Build-your-own power

Bridging the gap between speed-to-power and how to get the capacity will continue to be the biggest challenge in 2026, with the build-your-own power movement being the biggest trend Miller sees for 2026. “If power isn’t coming from the utility, then data center and AI operators are going to build their own. That’s the biggest trend this year. Operators and their financial partners are getting into the power business in a bigger way – building on-site power often using natural gas generation that gets them up and running faster than if they wait for the utility connection,” says Miller, noting that in some cases, bridging capacity is a big concern that is driving the need to rent generators and run power locally, until the utility connection is possible. He points to Elon Musk’s xAI as an example of on-site and adjacent power as a bridge.

Despite some of the criticism this has engendered in local communities, as with Musk’s 41 natural gas burning turbines in Mississippi, Miller believes renewables will be one of the more exciting pieces of the puzzle by 2035.

Renewables: firm vs. intermittent power

“Some of the bigger hyperscalers want to be 100% renewable,” says Miller, eluding to projects by Google, Microsoft, Meta, and Amazon that focus on nuclear, solar, wind, geothermal, and other carbon- and water “negative” goals.
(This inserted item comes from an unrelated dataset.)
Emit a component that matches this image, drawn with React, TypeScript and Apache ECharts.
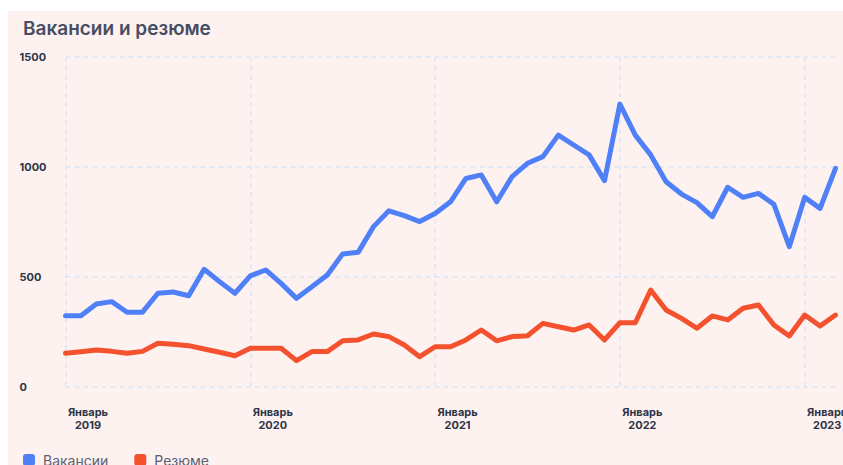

All the companies’ leaders have talked about wanting to remove more carbon than they emit, and some have talked about goals to be “water positive” in the next few years. “There is and should be a push for climate goals… to shift to renewables, and to accelerate,” says Miller. “Getting renewable capacity on the grid, the power that is deployed at largest scale and most cheaply is solar.” The trade-off, he notes, is that solar, wind, and other renewables require a lot of land and resources when it comes to data center scale. “The intermittent supply and the need for firm power [that is available 24/7] is driving a greater focus on energy storage and renewables that offer 24/7 options, like geothermal.  

When it comes to grid dynamics, and how to balance the need for firm power 24/7 versus intermittent, Miller says it’s “getting cheaper and easier to scale to data center levels,” with companies like Google committing to solar and storage innovations. “These will be the exciting projects going forward.”

He is referring to Google’s 24/7 carbon-free energy (CFE) goal, with a 2030 timeline. The company is transitioning from a strategy of simply purchasing renewable energy certificates to directly investing and partnering on new solar, wind, nuclear, geothermal and long-duration storage projects.  

 AmazonMeta, and Microsoft are operating at a similar or even larger scale in terms of total clean energy procurement, with the top four accounting for nearly half of all global corporate clean power deals in 2025, although some predict there will be a sharp drop off in 2026, because of regulatory rollbacks (like the Big Beautiful Bill, which rolled back clean-energy tax credits), grid saturation, and a pivot toward firmer power like nuclear and natural gas.